C’était un printemps, et ses premiers jours ensoleillés. Je me trouvais à une terrasse de café, dans une rue en pente. En bas de la rue, et essayant d’utiliser au mieux l’étroit espace de trottoir laissé libre par les terrasses alignées, deux jeunes adultes tentaient de manœuvrer leurs fauteuils roulants pour remonter la pente. Arrivés à ma hauteur, j’entendis une consommatrice de la table voisine dire à son amie : « Tiens, ils ont dû s’échapper de leur truc ! »


A priori, il ne s’agissait pas d’une mauvaise blague mal intentionnée envers les handicapés. Non il s’agissait vraisemblablement d’une remarque ou d’une observation de « bon sens » tout à fait symptomatique des représentations de la place des personnes handicapées dans la société. Ces deux jeunes avaient certainement des déficiences motrices qui exigeaient qu’ils aient recours à un fauteuil. Ils avaient aussi des « marqueurs » de handicap dans leur modalité de communication, dans leurs attitudes et postures.

« Leur truc » désignait vraisemblablement l’espace physique qui devait et devrait leur être dédié, le lieu spécialisé destiné à accueillir ce type de population, le lieu où on (population non handicapée) attend qu’ils soient relégués. Leur place en tout état de cause n’était celle de l’espace public où ils étaient devenus visibles. D’ailleurs ils avaient dû « s’en échapper », pour s’exposer ainsi aux yeux de tous dans cette rue en pente. « S’échapper » est en outre bien le terme qui indique leur espace dédié naturel, celui où ils devraient rester, loin des endroits fréquentés par « nous ».

Certes les personnes handicapées ont acquis de la visibilité, elles peuvent faire valoir leurs droits, en particulier depuis la loi de 2005. Mais les représentations d’exclusion restent ancrées : cette scène se déroule en 2017.

Ce que cette expression dévoile de cruauté, de violence et d’exclusion reste donc profondément ancré, même si on l’observe la plupart du temps sous forme d’un euphémisme politiquement correct. N’est-ce pas cette même place reléguée qu’on assigne aux personnes handicapées qu’on trouve dans ces réflexions, ces propos, ces attitudes :
  • ·    Lorsque l’on met en avant l’aspect irréel, utopique, impossible ou rédhibitoire que revêtirait la scolarisation des enfants handicapés dans l’école, sans aller même jusqu’à la scolarisation de tous les enfants, quel que soit le degré de handicap ?
  • ·   Lorsque l’on déplore le manque de place en institution spécialisée sans s’interroger sur les obstacles de participation des personnes handicapées dans les lieux de vie de tous ?
  • ·      Lorsque l’on est convaincu de l’impossibilité de mise en place de l’accessibilité universelle ?
  • ·     Lorsque l’on a un regard gêné quand on croise une personne handicapée dès lors qu’elle fait voir un corps différent ou qu’elle manifeste des attitudes dérogeant à la normalité dans les lieux publics ?

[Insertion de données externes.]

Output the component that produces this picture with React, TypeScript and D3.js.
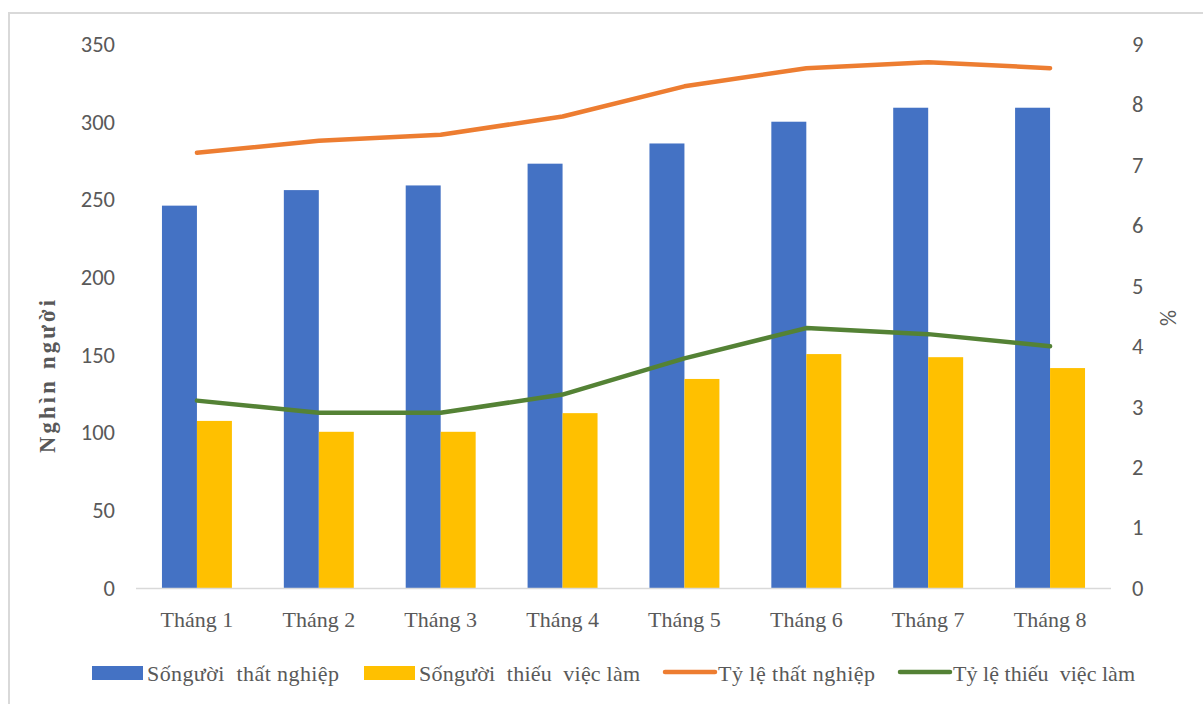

Derrière les bons sentiments prônant la mise en œuvre de la participation sociale et de l’inclusion des personnes qui rencontrent des situations de handicap dans notre société, il y a tous les « mauvais sentiments » qui nous font les éloigner et les reléguer. Leur inclusion passe aussi certainement par une prise de conscience générale à ce niveau, en particulier chez les professionnels qui les accompagnent.